In your copy, include every line of the listing below exactly but none of the pictures.
--- begin ---
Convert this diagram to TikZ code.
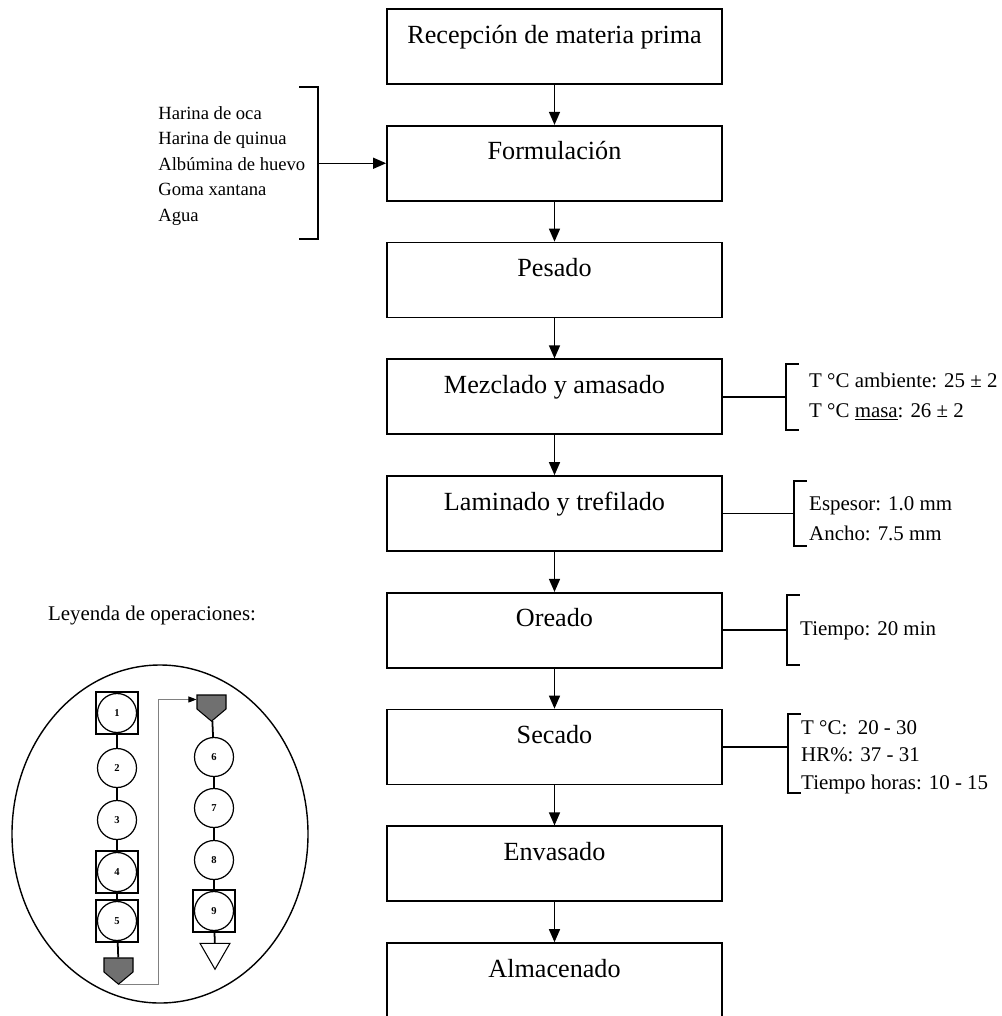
\documentclass[tikz,border=0pt]{standalone}
\usepackage{fontspec}
\setmainfont{Liberation Serif}
\usetikzlibrary{arrows.meta,positioning,shapes.geometric,shapes.symbols}
\definecolor{opgray}{HTML}{707070}

\begin{document}
\begin{tikzpicture}[node distance=0.8cm,box/.style={draw,line width=1pt,minimum width=6.7cm,inner sep=0.1cm,text height=0.58cm,text depth=0.72cm,font=\fontsize{14.9}{17}\selectfont},arr/.style={-{Triangle[length=0.26cm,width=0.22cm]},line width=0.8pt},brk/.style={line width=1pt},note/.style={anchor=west,inner sep=0pt,align=left,font=\fontsize{11.9}{17}\selectfont},op/.style={circle,draw,line width=0.7pt,fill=white,minimum size=0.78cm,inner sep=0pt,font=\fontsize{6}{6}\selectfont\bfseries},opsq/.style={draw,line width=0.7pt,minimum size=0.84cm,inner sep=0pt},store/.style={shape=signal,signal to=south,signal from=nowhere,signal pointer angle=100,draw,fill=opgray,line width=0.6pt,minimum width=0.58cm,minimum height=0.28cm,inner sep=0pt},link/.style={line width=1pt}]
\useasboundingbox (0,0) rectangle (20.02,-20.32);
% diagrama de flujo
\node[box] (rec) at (11.09,-0.93) {Recepción de materia prima};
\node[box,below=of rec] (form) {Formulación};
\node[box,below=of form] (pes) {Pesado};
\node[box,below=of pes] (mez) {Mezclado y amasado};
\node[box,below=of mez] (lam) {Laminado y trefilado};
\node[box,below=of lam] (ore) {Oreado};
\node[box,below=of ore] (sec) {Secado};
\node[box,below=of sec] (env) {Envasado};
\node[box,below=of env] (alm) {Almacenado};
\draw[arr] (rec)--(form);\draw[arr] (form)--(pes);\draw[arr] (pes)--(mez);\draw[arr] (mez)--(lam);
\draw[arr] (lam)--(ore);\draw[arr] (ore)--(sec);\draw[arr] (sec)--(env);\draw[arr] (env)--(alm);
% ingredientes
\node[note,font=\fontsize{10.6}{14.5}\selectfont] (ingr) at (3.16,-3.32) {Harina de oca\\Harina de quinua\\Albúmina de huevo\\Goma xantana\\Agua};
\coordinate (lb) at ([xshift=-1.36cm]form.west);
\draw[brk] ([shift={(-0.38,1.52)}]lb) -- ++(0.38,0) -- ++(0,-3.04) -- ++(-0.38,0);
\draw[arr] (lb) -- (form.west);
% condiciones
\coordinate (bm) at ([xshift=1.26cm]mez.east);
\draw[brk] (mez.east) -- (bm);
\draw[brk] ([shift={(0.26,0.66)}]bm) -- ++(-0.26,0) -- ++(0,-1.32) -- ++(0.26,0);
\node[note] (tm) at ([xshift=0.46cm]bm) {T °C ambiente: 25 ± 2\\T °C \underline{masa}: 26 ± 2};
\coordinate (bl) at ([xshift=1.42cm]lam.east);
\draw[brk] (lam.east) -- (bl);
\draw[brk] ([shift={(0.26,0.65)}]bl) -- ++(-0.26,0) -- ++(0,-1.3) -- ++(0.26,0);
\node[note] (tl) at ([shift={(0.3,-0.1)}]bl) {Espesor: 1.0 mm\\Ancho: 7.5 mm};
\coordinate (bo) at ([xshift=1.28cm]ore.east);
\draw[brk] (ore.east) -- (bo);
\draw[brk] ([shift={(0.26,0.7)}]bo) -- ++(-0.26,0) -- ++(0,-1.4) -- ++(0.26,0);
\node[note] (to) at ([xshift=0.26cm]bo) {Tiempo: 20 min};
\coordinate (bs) at ([xshift=1.3cm]sec.east);
\draw[brk] (sec.east) -- (bs);
\draw[brk] ([shift={(0.26,0.66)}]bs) -- ++(-0.26,0) -- ++(0,-1.58) -- ++(0.26,0);
\node[note,font=\fontsize{11.9}{15.6}\selectfont] (ts) at ([shift={(0.26,-0.2)}]bs) {T °C:~ 20 - 30\\HR\%: 37 - 31\\Tiempo horas: 10 - 15};
% leyenda
\node[font=\fontsize{11.9}{14}\selectfont] (ley) at (3.04,-12.3) {Leyenda de operaciones:};
\draw[line width=0.8pt] (3.2,-16.68) ellipse [x radius=2.96cm,y radius=3.38cm];
\node[opsq] (q1) at (2.34,-14.26) {};
\node[op] (o1) at (2.34,-14.26) {1};
\node[op] (o2) at (2.34,-15.36) {2};
\node[op] (o3) at (2.34,-16.40) {3};
\node[opsq] (q4) at (2.34,-17.44) {};
\node[op] (o4) at (2.34,-17.44) {4};
\node[opsq] (q5) at (2.34,-18.42) {};
\node[op] (o5) at (2.34,-18.42) {5};
\node[store] (sl) at (2.37,-19.3) {};
\node[store] (sr) at (4.23,-14.04) {};
\node[op] (o6) at (4.28,-15.14) {6};
\node[op] (o7) at (4.28,-16.16) {7};
\node[op] (o8) at (4.28,-17.20) {8};
\node[opsq] (q9) at (4.28,-18.22) {};
\node[op] (o9) at (4.28,-18.22) {9};
\node[regular polygon,regular polygon sides=3,shape border rotate=180,draw,line width=0.6pt,minimum size=0.69cm,inner sep=0pt] (fin) at (4.3,-19.04) {};
\draw[link] (q1)--(o2);\draw[link] (o2)--(o3);\draw[link] (o3)--(q4);\draw[link] (q4)--(q5);\draw[link] (q5)--(sl);
\draw[link] (sr)--(o6);\draw[link] (o6)--(o7);\draw[link] (o7)--(o8);\draw[link] (o8)--(q9);\draw[link] (q9)--(fin);
\draw[gray,line width=0.5pt,-{Triangle[length=0.16cm,width=0.12cm,black]}] (sl.south) -- ++(0.79,0) |- ([yshift=-0.1cm]sr.north west);
\end{tikzpicture}
\end{document}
--- end ---
### Answer to the problem
Convert this diagram to TikZ code.
\documentclass[tikz,border=0pt]{standalone}
\usepackage{fontspec}
\setmainfont{Liberation Serif}
\usetikzlibrary{arrows.meta,positioning,shapes.geometric,shapes.symbols}
\definecolor{opgray}{HTML}{707070}

\begin{document}
\begin{tikzpicture}[node distance=0.8cm,box/.style={draw,line width=1pt,minimum width=6.7cm,inner sep=0.1cm,text height=0.58cm,text depth=0.72cm,font=\fontsize{14.9}{17}\selectfont},arr/.style={-{Triangle[length=0.26cm,width=0.22cm]},line width=0.8pt},brk/.style={line width=1pt},note/.style={anchor=west,inner sep=0pt,align=left,font=\fontsize{11.9}{17}\selectfont},op/.style={circle,draw,line width=0.7pt,fill=white,minimum size=0.78cm,inner sep=0pt,font=\fontsize{6}{6}\selectfont\bfseries},opsq/.style={draw,line width=0.7pt,minimum size=0.84cm,inner sep=0pt},store/.style={shape=signal,signal to=south,signal from=nowhere,signal pointer angle=100,draw,fill=opgray,line width=0.6pt,minimum width=0.58cm,minimum height=0.28cm,inner sep=0pt},link/.style={line width=1pt}]
\useasboundingbox (0,0) rectangle (20.02,-20.32);
% diagrama de flujo
\node[box] (rec) at (11.09,-0.93) {Recepción de materia prima};
\node[box,below=of rec] (form) {Formulación};
\node[box,below=of form] (pes) {Pesado};
\node[box,below=of pes] (mez) {Mezclado y amasado};
\node[box,below=of mez] (lam) {Laminado y trefilado};
\node[box,below=of lam] (ore) {Oreado};
\node[box,below=of ore] (sec) {Secado};
\node[box,below=of sec] (env) {Envasado};
\node[box,below=of env] (alm) {Almacenado};
\draw[arr] (rec)--(form);\draw[arr] (form)--(pes);\draw[arr] (pes)--(mez);\draw[arr] (mez)--(lam);
\draw[arr] (lam)--(ore);\draw[arr] (ore)--(sec);\draw[arr] (sec)--(env);\draw[arr] (env)--(alm);
% ingredientes
\node[note,font=\fontsize{10.6}{14.5}\selectfont] (ingr) at (3.16,-3.32) {Harina de oca\\Harina de quinua\\Albúmina de huevo\\Goma xantana\\Agua};
\coordinate (lb) at ([xshift=-1.36cm]form.west);
\draw[brk] ([shift={(-0.38,1.52)}]lb) -- ++(0.38,0) -- ++(0,-3.04) -- ++(-0.38,0);
\draw[arr] (lb) -- (form.west);
% condiciones
\coordinate (bm) at ([xshift=1.26cm]mez.east);
\draw[brk] (mez.east) -- (bm);
\draw[brk] ([shift={(0.26,0.66)}]bm) -- ++(-0.26,0) -- ++(0,-1.32) -- ++(0.26,0);
\node[note] (tm) at ([xshift=0.46cm]bm) {T °C ambiente: 25 ± 2\\T °C \underline{masa}: 26 ± 2};
\coordinate (bl) at ([xshift=1.42cm]lam.east);
\draw[brk] (lam.east) -- (bl);
\draw[brk] ([shift={(0.26,0.65)}]bl) -- ++(-0.26,0) -- ++(0,-1.3) -- ++(0.26,0);
\node[note] (tl) at ([shift={(0.3,-0.1)}]bl) {Espesor: 1.0 mm\\Ancho: 7.5 mm};
\coordinate (bo) at ([xshift=1.28cm]ore.east);
\draw[brk] (ore.east) -- (bo);
\draw[brk] ([shift={(0.26,0.7)}]bo) -- ++(-0.26,0) -- ++(0,-1.4) -- ++(0.26,0);
\node[note] (to) at ([xshift=0.26cm]bo) {Tiempo: 20 min};
\coordinate (bs) at ([xshift=1.3cm]sec.east);
\draw[brk] (sec.east) -- (bs);
\draw[brk] ([shift={(0.26,0.66)}]bs) -- ++(-0.26,0) -- ++(0,-1.58) -- ++(0.26,0);
\node[note,font=\fontsize{11.9}{15.6}\selectfont] (ts) at ([shift={(0.26,-0.2)}]bs) {T °C:~ 20 - 30\\HR\%: 37 - 31\\Tiempo horas: 10 - 15};
% leyenda
\node[font=\fontsize{11.9}{14}\selectfont] (ley) at (3.04,-12.3) {Leyenda de operaciones:};
\draw[line width=0.8pt] (3.2,-16.68) ellipse [x radius=2.96cm,y radius=3.38cm];
\node[opsq] (q1) at (2.34,-14.26) {};
\node[op] (o1) at (2.34,-14.26) {1};
\node[op] (o2) at (2.34,-15.36) {2};
\node[op] (o3) at (2.34,-16.40) {3};
\node[opsq] (q4) at (2.34,-17.44) {};
\node[op] (o4) at (2.34,-17.44) {4};
\node[opsq] (q5) at (2.34,-18.42) {};
\node[op] (o5) at (2.34,-18.42) {5};
\node[store] (sl) at (2.37,-19.3) {};
\node[store] (sr) at (4.23,-14.04) {};
\node[op] (o6) at (4.28,-15.14) {6};
\node[op] (o7) at (4.28,-16.16) {7};
\node[op] (o8) at (4.28,-17.20) {8};
\node[opsq] (q9) at (4.28,-18.22) {};
\node[op] (o9) at (4.28,-18.22) {9};
\node[regular polygon,regular polygon sides=3,shape border rotate=180,draw,line width=0.6pt,minimum size=0.69cm,inner sep=0pt] (fin) at (4.3,-19.04) {};
\draw[link] (q1)--(o2);\draw[link] (o2)--(o3);\draw[link] (o3)--(q4);\draw[link] (q4)--(q5);\draw[link] (q5)--(sl);
\draw[link] (sr)--(o6);\draw[link] (o6)--(o7);\draw[link] (o7)--(o8);\draw[link] (o8)--(q9);\draw[link] (q9)--(fin);
\draw[gray,line width=0.5pt,-{Triangle[length=0.16cm,width=0.12cm,black]}] (sl.south) -- ++(0.79,0) |- ([yshift=-0.1cm]sr.north west);
\end{tikzpicture}
\end{document}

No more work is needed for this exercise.